DISCOVER LIFE



With a movie representation of being the best four years of your life, high school definitely has big shoes to fill in everyone's life. From being told that you could have the best of both worlds, you can sing your heart off during passing periods with your entire school. Everyone one day realizes this isn't a reality.

In fact, the typical day in the life probably composes of counting how many minutes are left until the bell rings for the next class, how many hours left in the day, how many weeks left until the end of the school year, how many days we have left until we graduate. Staring at the slowly ticking clock on the wall. Waiting until the very last minute to turn in our project because we didn't start it until the day before it was due. Trying to act and dress a certain way to fit in with a crowd. Discovering our identity and value as an individual. And so the list goes on.

Everyone can relate to at least one of these feelings, moments, and mindsets. I know I definitely had my share. I remember walking into my freshman year feeling so lost and alone. I was surrounded by people but somehow felt as if I were the only person in the room. I would try to find a place in different groups of people, but would never find one I felt was natural. I would look at myself and think that there was something wrong with me. I would try hard to fit in and be like all the other girls. I would seek approval and value from my coaches, teachers, and students. It was so draining and it sucked the life out of me. I allowed Satan to speak lies and deceit into my mind, that I wasn't good enough or I wasn't worthy.
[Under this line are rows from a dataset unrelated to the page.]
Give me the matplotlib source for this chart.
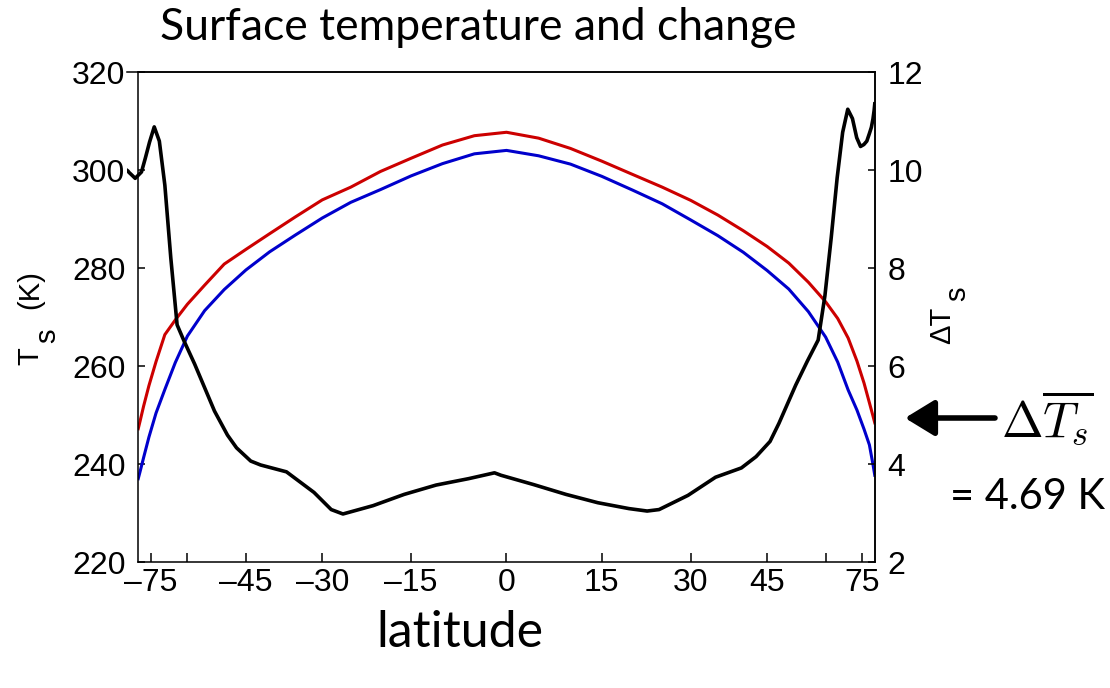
import numpy as np
import matplotlib.pyplot as plt
from matplotlib.ticker import FixedLocator, NullLocator

# latitude grid for the two temperature curves (deg)
lat_T = [-88, -84, -80, -76, -72, -68, -64, -60, -55, -50, -45, -40, -35, -30,
         -25, -20, -15, -10, -5, 0, 5, 10, 15, 20, 25, 30, 35, 40, 45, 50, 55,
         60, 64, 68, 72, 76, 80, 84, 88]
# warmer climate (red) and control (blue), K
T_warm = [247.2, 248.7, 251.8, 256.0, 260.9, 266.4, 269.4, 272.6, 276.5, 280.8,
          283.8, 287.0, 290.4, 293.9, 296.5, 299.7, 302.4, 305.1, 307.0, 307.7,
          306.5, 304.4, 301.8, 299.1, 296.5, 293.8, 290.8, 287.6, 284.4, 281.0,
          277.1, 273.1, 269.7, 265.7, 261.0, 256.5, 252.5, 249.8, 248.4]
T_ctrl = [237.0, 238.4, 241.3, 245.5, 250.4, 255.2, 260.7, 266.1, 271.3, 275.6,
          279.6, 283.3, 286.7, 290.2, 293.4, 296.0, 298.8, 301.3, 303.3, 304.0,
          302.9, 301.2, 298.7, 295.9, 293.1, 289.8, 286.6, 283.2, 279.5, 275.7,
          271.1, 265.9, 260.8, 255.1, 251.0, 247.1, 243.9, 239.9, 237.7]

# change in surface temperature (black, right axis)
lat_dT = [-88, -86, -84, -82, -80, -78, -76, -74, -72, -70, -68, -66, -64, -62,
          -60, -58, -55, -50, -47, -45, -42, -40, -35, -30, -27, -25, -20, -15,
          -10, -5, -1, 0, 5, 10, 15, 20, 23, 25, 30, 35, 40, 43, 46, 48, 52, 55,
          58, 60, 62, 64, 66, 68, 70, 72, 74, 76, 78, 80, 82, 84, 86, 88]
dT = [9.99, 9.98, 9.95, 9.92, 9.88, 9.83, 9.89, 9.96, 10.24, 10.57, 10.88,
      10.59, 9.69, 8.21, 6.84, 6.52, 6.04, 5.08, 4.59, 4.33, 4.06, 3.98, 3.84,
      3.42, 3.07, 2.98, 3.15, 3.38, 3.57, 3.70, 3.82, 3.77, 3.58, 3.38, 3.21,
      3.09, 3.04, 3.07, 3.36, 3.73, 3.92, 4.15, 4.46, 4.83, 5.61, 6.10, 6.53,
      7.43, 8.62, 9.84, 10.77, 11.24, 11.05, 10.66, 10.48, 10.52, 10.59, 10.74,
      10.87, 11.04, 11.21, 11.35]

x_ticks = [-75, -60, -45, -30, -15, 0, 15, 30, 45, 60, 75]
x_labels = ['–75', '', '–45', '–30', '–15', '0', '15', '30', '45', '', '75']
T_ticks = [220, 240, 260, 280, 300, 320]
dT_ticks = [2, 4, 6, 8, 10, 12]


# x axis is area weighted: sin(latitude)
def to_sin(lat):
    return np.sin(np.deg2rad(lat))


def from_sin(s):
    return np.rad2deg(np.arcsin(np.clip(s, -1, 1)))


plt.rcParams['mathtext.fontset'] = 'cm'
tick_font = ['Liberation Sans', 'DejaVu Sans']
label_font = ['Liberation Sans', 'DejaVu Sans']
title_font = ['Lato', 'DejaVu Sans']

W, H = 1110, 688
fig = plt.figure(figsize=(W / 100, H / 100), dpi=100)

# main axes: temperatures
ax = fig.add_axes([138 / W, 1 - 562 / H, 737 / W, 490 / H])
ax.set_xscale('function', functions=(to_sin, from_sin))
ax.plot(lat_T, T_ctrl, color='#0000cc', lw=2.2)
ax.plot(lat_T, T_warm, color='#cc0000', lw=2.2)
ax.set_xlim(-90, 90)
ax.set_ylim(220, 320)
ax.xaxis.set_major_locator(FixedLocator(x_ticks))
ax.xaxis.set_minor_locator(NullLocator())
ax.set_xticklabels(x_labels)
ax.set_yticks(T_ticks)
ax.tick_params(direction='in', length=5, width=1.1, labelsize=23, pad=9)
ax.tick_params(axis='x', length=6.5, pad=4)
for lab in ax.get_xticklabels() + ax.get_yticklabels():
    lab.set_family(tick_font)
for sp in ax.spines.values():
    sp.set_linewidth(1.1)

# second axes for the change, slightly wider frame
ax2 = fig.add_axes([127 / W, 1 - 562 / H, 748 / W, 490 / H])
ax2.patch.set_visible(False)
ax2.set_xscale('function', functions=(to_sin, from_sin))
ax2.plot(lat_dT, dT, color='k', lw=2.6)
ax2.set_xlim(-90, 90)
ax2.set_ylim(2, 12)
ax2.spines['left'].set_visible(False)
ax2.spines['bottom'].set_visible(False)
ax2.spines['top'].set_linewidth(1.1)
ax2.spines['right'].set_linewidth(1.1)
ax2.xaxis.set_visible(False)
ax2.yaxis.tick_right()
ax2.set_yticks(dT_ticks)
ax2.tick_params(direction='in', length=5, width=1.1, labelsize=23, pad=9)
for lab in ax2.get_yticklabels():
    lab.set_family(tick_font)

# axis labels, subscript drawn full size and lowered as in the original
lab_kw = dict(rotation=90, rotation_mode='anchor', ha='center', va='baseline',
              fontsize=21, family=label_font)
fig.text(38 / W, 1 - 356 / H, 'T', **lab_kw)
fig.text(55 / W, 1 - 336 / H, 's', **lab_kw)
fig.text(38 / W, 1 - 290 / H, '(K)', **lab_kw)
fig.text(950 / W, 1 - 325 / H, 'ΔT', **lab_kw)
fig.text(965 / W, 1 - 294 / H, 's', **lab_kw)

fig.text(478 / W, 1 - 28 / H, 'Surface temperature and change',
         ha='center', va='center', fontsize=32, family=title_font)
fig.text(460 / W, 1 - 633 / H, 'latitude', ha='center', va='center',
         fontsize=36, family=title_font)

# global mean annotation
fig.text(1047 / W, 1 - 418 / H, r'$\Delta\overline{T_s}$', ha='center',
         va='center', fontsize=36)
fig.text(1028 / W, 1 - 497 / H, '= 4.69 K', ha='center', va='center',
         fontsize=30, family=title_font)
ax.annotate('', xy=(905, H - 418), xytext=(995, H - 418),
            xycoords='figure pixels', textcoords='figure pixels',
            annotation_clip=False,
            arrowprops=dict(arrowstyle='-|>,head_length=0.9,head_width=0.55',
                            mutation_scale=20, lw=4, color='k',
                            shrinkA=0, shrinkB=0))

fig.savefig('out.png', dpi=100)
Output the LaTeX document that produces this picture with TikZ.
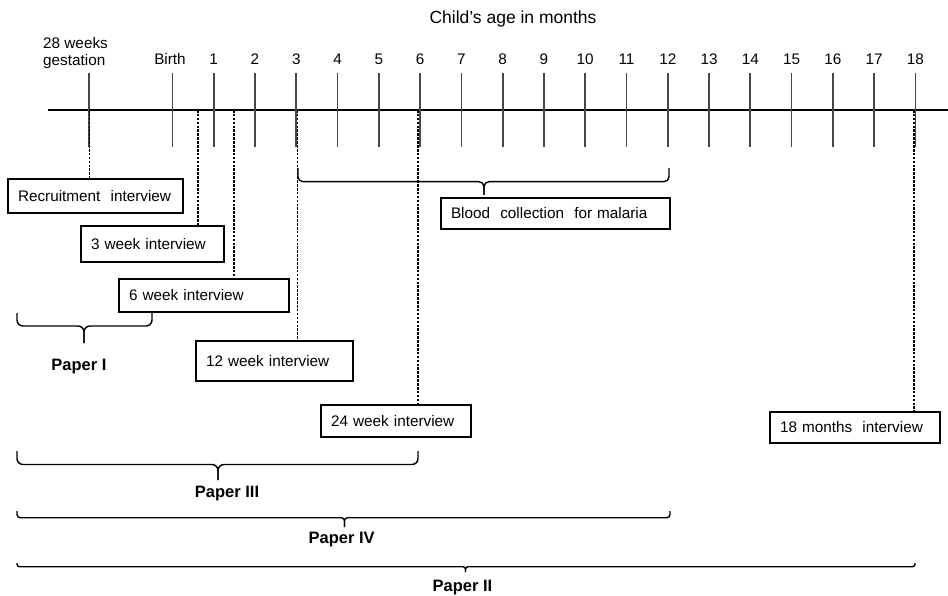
\documentclass[tikz,border=0pt]{standalone}
\usepackage{fontspec}
\setmainfont{Liberation Sans}
\newcommand\pbrace[7]{%
  \draw[brc, rounded corners=#7pt] (#1,#3) -- (#1,#4) -- (#6,#4) -- (#6,#5);
  \draw[brc, rounded corners=#7pt] (#2,#3) -- (#2,#4) -- (#6,#4) -- (#6,#5);}
\begin{document}
\begin{tikzpicture}[x=1pt,y=-1pt,
  lbl/.style={font=\fontsize{15.3}{17}\selectfont, inner sep=0pt, anchor=base},
  papr/.style={font=\fontsize{16.5}{19}\selectfont\bfseries, inner sep=0pt, anchor=base},
  ibox/.style={draw, line width=1.4pt, anchor=north west, align=left, inner xsep=10pt,
     inner ysep=0pt, outer sep=0pt, font=\fontsize{15.3}{17}\selectfont},
  tick/.style={line width=1.7pt, black!72},
  lead/.style={line width=1.4pt, dash pattern=on 2.6pt off 1.3pt},
  brc/.style={line width=1.4pt}]
\useasboundingbox (0,0) rectangle (948,596);

% title
\node[font=\fontsize{17.5}{20}\selectfont, inner sep=0pt, anchor=base] (title) at (513,23.5) {Child’s age in months};

% axis
\coordinate (axL) at (48,110);
\coordinate (axR) at (948,110);
\draw[line width=1.4pt] (axL) -- (axR);

% ticks
\coordinate (g28) at (89.3,110);
\coordinate (birth) at (172.6,110);
\draw[tick] ([yshift=37pt]g28) -- ([yshift=-37pt]g28);
\draw[tick] ([yshift=37pt]birth) -- ([yshift=-37pt]birth);
\foreach \m in {1,...,18}{
  \coordinate (m\m) at ({213.7+(\m-1)*41.28},110);
  \draw[tick] ([yshift=37pt]m\m) -- ([yshift=-37pt]m\m);
  \node[lbl] (lab\m) at ({213.7+(\m-1)*41.28},64.5) {\m};
}
\node[lbl] (labbirth) at (170,64.5) {Birth};
\node[font=\fontsize{15.3}{17}\selectfont, inner sep=0pt, anchor=north west, align=left] (labg) at (43,37.5) {28 weeks\\gestation};

% leader coordinates
\coordinate (d3w) at (198,110);
\coordinate (d6w) at (234,110);

% boxes
\node[ibox, text width=155pt, minimum height=34pt] (rec) at (8,179) {Recruitment\ \ interview};
\node[ibox, text width=123pt, minimum height=36pt] (w3) at (81,226) {3 week interview};
\node[ibox, text width=150pt, minimum height=33pt] (w6) at (119,279) {6 week interview};
\node[ibox, text width=137pt, minimum height=40pt] (w12) at (196,341) {12 week interview};
\node[ibox, text width=130pt, minimum height=32pt] (w24) at (321,405) {24 week interview};
\node[ibox, text width=150pt, minimum height=31pt] (m18b) at (770,412) {18 months\ \ interview};
\node[ibox, text width=209pt, minimum height=31pt] (blood) at (441,198) {Blood\ \ collection\ \ for malaria};

% dashed leaders
\draw[lead] (g28) -- (g28 |- rec.north);
\draw[lead] (d3w) -- (d3w |- w3.north);
\draw[lead] (d6w) -- (d6w |- w6.north);
\draw[lead] ([xshift=1.5pt]m3) -- ([xshift=1.5pt]m3 |- w12.north);
\draw[lead] ([xshift=-2pt]m6) -- ([xshift=-2pt]m6 |- w24.north);
\draw[lead] ([xshift=-1.5pt]m18) -- ([xshift=-1.5pt]m18 |- m18b.north);

% braces
\pbrace{298}{669}{168}{181.7}{195}{484}{5}
\pbrace{17}{152}{313}{326}{343}{84}{6}
\pbrace{17}{418}{451}{464.5}{480}{218}{6}
\pbrace{17}{670}{511}{517.7}{527}{344.5}{3}
\pbrace{17}{915}{563}{566.7}{572}{465.5}{2.5}

% paper labels
\node[papr] (p1) at (79,370.7) {Paper I};
\node[papr] (p3) at (227,497) {Paper III};
\node[papr] (p4) at (341.6,543) {Paper IV};
\node[papr] (p2) at (462.5,591.7) {Paper II};
\end{tikzpicture}
\end{document}
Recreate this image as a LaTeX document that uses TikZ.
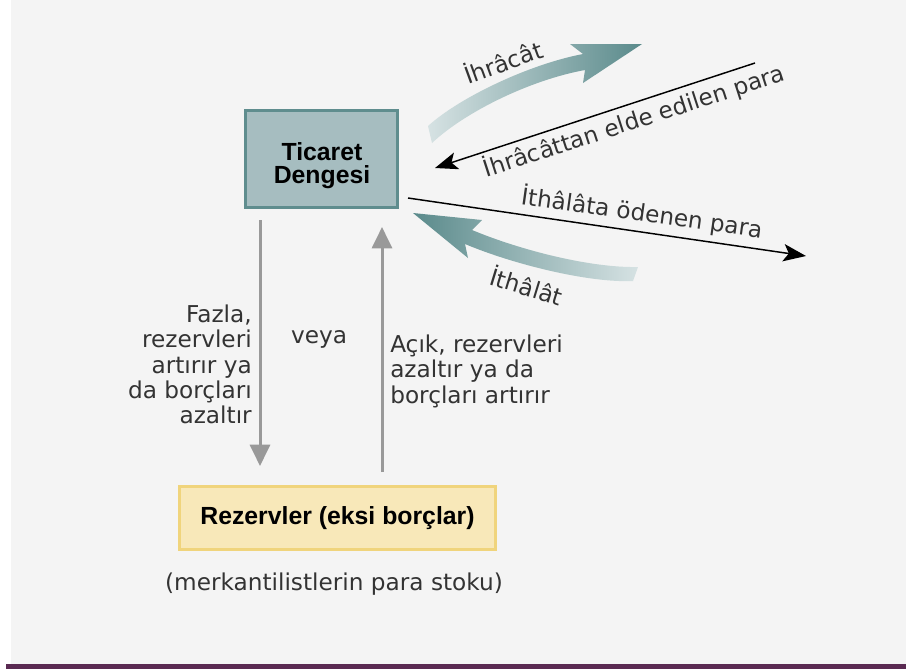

I would try to smile and be positive, but inside I felt so unhappy. I hated every single day.

Walking into my sophomore year, I made a lot of changes. I quit playing tennis, started a lot of new organizations, and meet a lot of new people. With a lot of new changes came a lot of different surroundings. It wasn't easy at first because it felt as if I was starting over again. I was tired, exhausted, and just trying to make it through the day. One day, I remember thinking "I am tired of being tired. I am tired of being dead. I am ready to be alive." I sought strength and energy in the Lord and suddenly everything changed. I stopped viewing it as something I just wanted to be over to something I just tried to make the most of. I started getting to know people I wouldn't usually talk to and discovered that there is so much more behind every face I crossed paths within the halls. Behind every person was a story. I learned to look beyond what I could see, and discover what I couldn't. I tried to seek out the Lord in everything I did. I definitely had my mistakes along the way, but I just try to learn from them. I stopped trying to be someone I wasn't and tried to start embracing who I was.  It's funny because all a sudden my days passed by faster than they ever had before and I started loving every moment of each day.

It's not easy when you feel alone, especially when you see so many groups of people who seem to "fit" it. You may think there is something wrong with you, but there isn't. You might think your weird, your not. You might think you aren't pretty enough, but you are so much more beautiful than you will ever know. You might feel you have no purpose, but you do. You might think no one cares about you, but smart people will. Know that you are not alone. I know you have probably heard it before and not felt that it was true, but it truly is. There is a God who is always by your side holding your hand as you face each day. I know it's not always fun and popular to live for Christ, but it sure does change a lot. You won't always be the most popular and life won't always be smooth sailing, but you are freed from the pressure to be someone you not or find your value in other people. You might think high school isn't important, it all just depends on your perspective. Discover life in a way you never have before.